Goodreads Rating: ~ 7.0 / 10
My Rating: 4.5 / 10
Nick Hornby’s (1957 – ) A Long Way Down is incredibly reminiscent of Mitch Albom’s books (Five People You Meet in Heaven, For One More Day) for me, and, upon reading it, I had to look up his works that I’ve read to make sure it wasn’t the same author. Hornby’s style is very sentimental which can be uplifting to read, but the reader is always assured that seemingly everything will work out in the end and that the characters will come to some realization or revelation about how they’re living their lives. Throughout the entirety of the novel, I was frequently thinking surely something will actually happen.
A Long Way Down follows four individuals that all decide to commit suicide by jumping off of Topper’s House on New Year’s Eve. Because they all meet at the top of the building, none of them decide to jump, and the group agrees to reassess their lives and meet again to make an ultimate decision on a later date.
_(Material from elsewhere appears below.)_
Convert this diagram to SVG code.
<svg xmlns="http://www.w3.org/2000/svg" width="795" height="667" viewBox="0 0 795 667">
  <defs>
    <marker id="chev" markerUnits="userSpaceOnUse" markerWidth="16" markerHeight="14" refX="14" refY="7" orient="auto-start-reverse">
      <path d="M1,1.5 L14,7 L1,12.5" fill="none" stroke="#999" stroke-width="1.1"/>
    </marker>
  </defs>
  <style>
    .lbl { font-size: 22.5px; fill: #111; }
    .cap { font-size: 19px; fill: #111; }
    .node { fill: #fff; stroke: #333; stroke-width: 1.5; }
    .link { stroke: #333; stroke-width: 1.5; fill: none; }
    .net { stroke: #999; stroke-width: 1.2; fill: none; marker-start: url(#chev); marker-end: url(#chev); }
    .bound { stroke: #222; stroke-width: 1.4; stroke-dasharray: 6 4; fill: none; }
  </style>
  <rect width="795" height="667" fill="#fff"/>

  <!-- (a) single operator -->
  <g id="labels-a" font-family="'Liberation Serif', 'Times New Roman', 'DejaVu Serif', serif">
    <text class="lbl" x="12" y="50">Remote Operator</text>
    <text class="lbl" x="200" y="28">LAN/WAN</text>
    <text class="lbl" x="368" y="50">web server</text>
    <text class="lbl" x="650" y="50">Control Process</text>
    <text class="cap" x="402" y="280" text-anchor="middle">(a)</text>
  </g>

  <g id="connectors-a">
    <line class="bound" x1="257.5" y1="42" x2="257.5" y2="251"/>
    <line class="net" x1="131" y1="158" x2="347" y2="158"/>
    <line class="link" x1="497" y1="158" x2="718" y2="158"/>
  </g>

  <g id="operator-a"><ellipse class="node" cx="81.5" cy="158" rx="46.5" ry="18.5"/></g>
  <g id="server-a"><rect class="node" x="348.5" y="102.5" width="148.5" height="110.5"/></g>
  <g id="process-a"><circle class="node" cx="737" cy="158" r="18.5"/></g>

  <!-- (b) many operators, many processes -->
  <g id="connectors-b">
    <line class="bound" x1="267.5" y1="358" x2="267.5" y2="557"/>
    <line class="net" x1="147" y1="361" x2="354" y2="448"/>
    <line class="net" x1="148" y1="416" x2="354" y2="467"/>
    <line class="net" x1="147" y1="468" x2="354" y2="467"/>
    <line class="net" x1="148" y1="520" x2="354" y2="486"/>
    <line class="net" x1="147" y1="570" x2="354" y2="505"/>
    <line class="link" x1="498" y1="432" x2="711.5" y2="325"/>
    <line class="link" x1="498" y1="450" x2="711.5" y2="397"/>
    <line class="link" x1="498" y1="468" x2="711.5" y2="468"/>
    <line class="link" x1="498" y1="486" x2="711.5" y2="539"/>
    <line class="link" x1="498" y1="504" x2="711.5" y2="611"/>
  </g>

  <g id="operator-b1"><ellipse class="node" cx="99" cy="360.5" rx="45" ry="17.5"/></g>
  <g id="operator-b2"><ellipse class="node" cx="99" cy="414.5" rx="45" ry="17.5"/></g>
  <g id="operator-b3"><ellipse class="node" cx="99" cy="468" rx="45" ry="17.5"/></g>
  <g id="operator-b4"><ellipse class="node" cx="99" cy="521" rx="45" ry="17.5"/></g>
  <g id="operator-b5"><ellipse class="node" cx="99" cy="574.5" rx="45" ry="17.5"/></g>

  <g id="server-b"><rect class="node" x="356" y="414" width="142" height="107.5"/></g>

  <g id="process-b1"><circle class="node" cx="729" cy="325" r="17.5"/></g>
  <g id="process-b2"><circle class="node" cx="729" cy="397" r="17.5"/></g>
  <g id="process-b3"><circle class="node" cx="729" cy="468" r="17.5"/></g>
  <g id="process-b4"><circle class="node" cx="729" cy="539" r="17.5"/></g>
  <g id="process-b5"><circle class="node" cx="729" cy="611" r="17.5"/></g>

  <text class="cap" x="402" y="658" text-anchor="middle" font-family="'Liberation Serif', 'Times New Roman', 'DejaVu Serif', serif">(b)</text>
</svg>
What then ensues is a series of conflicts, discussions, and reflections by each of the characters as they come to terms with their understanding of life.
The idea of the novel is creative, and I enjoyed the premise. However, that’s about as far as my interest ran. The characters are archetypal and behave almost exactly as you would expect them to. The conflicts that arise between them are realistic in the sense that the characters are genuine to their principles, regardless of how predictable those may be.
The main problem I have with the plot, and as a result the novel itself, is that the climax occurs the first time the group is on the roof together. The tension the reader feels as each character debates falling from the roof is never reached again in the novel. At no point after the first meeting did I ever think that any of the characters would succumb to their doubts and decide to commit suicide, making the last three quarters of the book just a resolution to the problem that was all but solved at the outset of the novel. I thought for the last hundred pages or so that one of the characters was going to die to something unexpected, be it a car wreck or something similar, but instead, they all slowly reorganize their lives.
What could have helped the progression in the book would have been to structure it differently, in my opinion. The characters are all given a voice which makes each one more personable, but without an objective or omniscient narrator, the reader has a difficult time forming his or her own opinion of each character. The novel would have dramatically benefited from a third person lead in to the climactic meeting at the top of Topper’s House so that the reader can fully comprehend what brought each character there. Without it, there’s little sympathy exhibited from the reader when it’s most necessary.
Had the novel been shaped in a way to build up to a climactic engagement at the top of the roof, instead of starting with one, Hornby’s suicidal Breakfast Club would have been much, much more appealing.